Comparative Performance and Outlook
When benchmarked against the Sensex and BSE500 indices, Response Informatics’ performance is markedly weaker. The Sensex has delivered positive returns over recent periods, while Response Informatics has consistently lagged, particularly over the last year and three years. This underperformance, coupled with weak financials and bearish technicals, justifies the Strong Sell rating and suggests investors should exercise caution.
While the valuation appears attractive, it largely reflects the market’s anticipation of continued challenges. Without clear signs of operational turnaround or technical recovery, the risk-reward profile remains unfavourable.

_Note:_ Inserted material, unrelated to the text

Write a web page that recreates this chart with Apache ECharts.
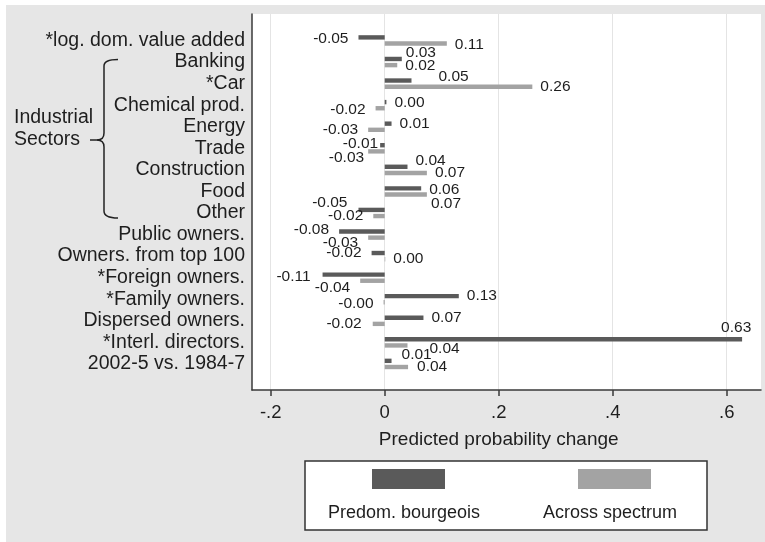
<!DOCTYPE html>
<html>
<head>
<meta charset="utf-8">
<script src="https://cdn.jsdelivr.net/npm/echarts@6/dist/echarts.min.js"></script>
<style>
html,body{margin:0;padding:0;background:#fff;}
#chart{width:765px;height:542px;}
</style>
</head>
<body>
<div id="chart"></div>
<script>
// ---- data ----
const categories = [
  '*log. dom. value added', 'Banking', '*Car', 'Chemical prod.', 'Energy', 'Trade',
  'Construction', 'Food', 'Other', 'Public owners.', 'Owners. from top 100',
  '*Foreign owners.', '*Family owners.', 'Dispersed owners.', '*Interl. directors.',
  '2002-5 vs. 1984-7'
];
const seriesNames = ['Predom. bourgeois', 'Across spectrum'];
const bourgeois = [-0.046, 0.030, 0.047, 0.003, 0.012, -0.008, 0.040, 0.064, -0.046, -0.080, -0.023, -0.109, 0.130, 0.068, 0.627, 0.012];
const spectrum  = [0.109, 0.022, 0.259, -0.016, -0.029, -0.029, 0.074, 0.074, -0.020, -0.029, 0.001, -0.043, -0.002, -0.021, 0.040, 0.041];
const xTicks = [-0.2, 0, 0.2, 0.4, 0.6];

// ---- label nudges (style only) ----
const nudgeDark = [[0,1],[-4,-6],[19,-4],[0,1],[0,0],[8,-1],[0,-6],[0,1],[-1,-7],[0,-2],[0,0],[-2,2],[0,0],[0,0],[-29,-12],[2,-6]];
const nudgeLight = [[0,1],[0,1],[0,0],[0,1],[0,0],[6,6],[0,0],[-4,9],[0,0],[0,5],[0,0],[0,7],[0,1],[-1,0],[14,3],[1,0]];

const DARK = '#5a5a5a', LIGHT = '#a3a3a3';
const FONT = 'Liberation Sans, Arial, sans-serif';
const TXT = '#1e1e1e';

function items(vals, nudges) {
  return vals.map((v, i) => ({
    value: v,
    label: {
      position: v < 0 ? 'left' : 'right',
      distance: v < 0 ? 10 : 8,
      offset: nudges[i]
    }
  }));
}
function tickFmt(v) {
  const r = Math.round(v * 10) / 10;
  if (r === 0) return '0';
  return (r < 0 ? '-' : '') + String(Math.abs(r)).replace(/^0/, '');
}

const xMin = xTicks[0], xMax = xTicks[xTicks.length - 1];
const chart = echarts.init(document.getElementById('chart'), null, {renderer: 'canvas'});

const bracketStroke = {stroke: '#222', lineWidth: 1.5, fill: 'none'};
function seg(type, shape) {
  return {type: type, z: 10, silent: true, shape: shape, style: bracketStroke};
}

const option = {
  animation: false,
  textStyle: {fontFamily: FONT},
  grid: [
    {left: 252, top: 14, width: 509, height: 376, show: true, backgroundColor: '#ffffff', borderWidth: 0, z: -5},
    {left: 270.7, top: 14, width: 456, height: 376},
    {left: 270.7, top: 29.7, width: 456, height: 345}
  ],
  xAxis: [
    {gridIndex: 0, type: 'value', min: 0, max: 1,
     axisLine: {show: true, onZero: false, lineStyle: {color: '#3a3a3a', width: 1.5}},
     axisTick: {show: false}, axisLabel: {show: false}, splitLine: {show: false}},
    {gridIndex: 1, type: 'value', min: xMin, max: xMax, interval: 0.2,
     axisLine: {show: false, onZero: false},
     axisTick: {show: true, length: 6, lineStyle: {color: '#3a3a3a', width: 1.5}},
     axisLabel: {show: true, margin: 13, fontSize: 18.5, color: TXT, fontFamily: FONT, formatter: tickFmt},
     splitLine: {show: true, lineStyle: {color: '#e4e4e4', width: 1}},
     name: 'Predicted probability change', nameLocation: 'middle', nameGap: 40,
     nameTextStyle: {fontSize: 19, color: TXT, fontFamily: FONT}},
    {gridIndex: 2, type: 'value', min: xMin, max: xMax, show: false}
  ],
  yAxis: [
    {gridIndex: 0, type: 'value', min: 0, max: 1,
     axisLine: {show: true, onZero: false, lineStyle: {color: '#3a3a3a', width: 1.5}},
     axisTick: {show: false}, axisLabel: {show: false}, splitLine: {show: false}},
    {gridIndex: 1, type: 'value', show: false},
    {gridIndex: 2, type: 'category', inverse: true, data: categories,
     axisLine: {show: false}, axisTick: {show: false},
     axisLabel: {show: true, margin: 25.7, fontSize: 19.5, color: TXT, fontFamily: FONT, padding: [3, 0, 0, 0], interval: 0}}
  ],
  series: [
    {name: seriesNames[0], type: 'bar', xAxisIndex: 2, yAxisIndex: 2, data: items(bourgeois, nudgeDark),
     barWidth: 4.4, barGap: '40%', clip: false, itemStyle: {color: DARK},
     label: {show: true, fontSize: 15.5, color: TXT, fontFamily: FONT, formatter: p => p.value.toFixed(2)}},
    {name: seriesNames[1], type: 'bar', xAxisIndex: 2, yAxisIndex: 2, data: items(spectrum, nudgeLight),
     barWidth: 4.4, barGap: '40%', clip: false, itemStyle: {color: LIGHT},
     label: {show: true, fontSize: 15.5, color: TXT, fontFamily: FONT, formatter: p => p.value.toFixed(2)}}
  ],
  graphic: {elements: [
    {type: 'rect', z: -100, silent: true, shape: {x: 6, y: 5, width: 759, height: 537}, style: {fill: '#e6e6e6'}},
    // Industrial sectors bracket
    seg('bezierCurve', {x1: 118, y1: 59.5, cpx1: 104, cpy1: 59.5, x2: 104, y2: 66}),
    seg('line', {x1: 104, y1: 66, x2: 104, y2: 133}),
    seg('bezierCurve', {x1: 104, y1: 133, cpx1: 104, cpy1: 140, x2: 97, y2: 140}),
    seg('line', {x1: 97, y1: 140, x2: 90, y2: 140}),
    seg('bezierCurve', {x1: 97, y1: 140, cpx1: 104, cpy1: 140, x2: 104, y2: 147}),
    seg('line', {x1: 104, y1: 147, x2: 104, y2: 211}),
    seg('bezierCurve', {x1: 104, y1: 211, cpx1: 104, cpy1: 218, x2: 118, y2: 218}),
    {type: 'text', z: 10, silent: true, x: 14, y: 118, style: {text: 'Industrial', fontSize: 19.5, fontFamily: FONT, fill: TXT, verticalAlign: 'middle'}},
    {type: 'text', z: 10, silent: true, x: 14, y: 140, style: {text: 'Sectors', fontSize: 19.5, fontFamily: FONT, fill: TXT, verticalAlign: 'middle'}},
    // legend
    {type: 'rect', z: 10, silent: true, shape: {x: 305, y: 461, width: 402, height: 69}, style: {fill: '#fff', stroke: '#333', lineWidth: 1.5}},
    {type: 'rect', z: 11, silent: true, shape: {x: 372, y: 469, width: 73, height: 20}, style: {fill: DARK}},
    {type: 'rect', z: 11, silent: true, shape: {x: 578, y: 469, width: 73, height: 20}, style: {fill: LIGHT}},
    {type: 'text', z: 11, silent: true, x: 404, y: 513, style: {text: seriesNames[0], fontSize: 18, fontFamily: FONT, fill: TXT, align: 'center', verticalAlign: 'middle'}},
    {type: 'text', z: 11, silent: true, x: 610, y: 513, style: {text: seriesNames[1], fontSize: 18, fontFamily: FONT, fill: TXT, align: 'center', verticalAlign: 'middle'}}
  ]}
};
chart.setOption(option);
</script>
</body>
</html>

Conclusion: Downgrade Reflects Heightened Risks Across Multiple Dimensions
The downgrade of Response Informatics Ltd to Strong Sell is driven by a confluence of factors. Weak financial fundamentals, including low ROE and poor debt servicing ability, have failed to improve. The company’s flat sales and declining profits compound concerns about growth prospects. Valuation metrics, while superficially appealing, are overshadowed by deteriorating technical indicators that signal bearish momentum. The stock’s significant underperformance relative to market benchmarks further reinforces the negative outlook.
Investors should weigh these risks carefully and consider alternative opportunities within the software products sector or broader market that offer stronger fundamentals and more favourable technical setups.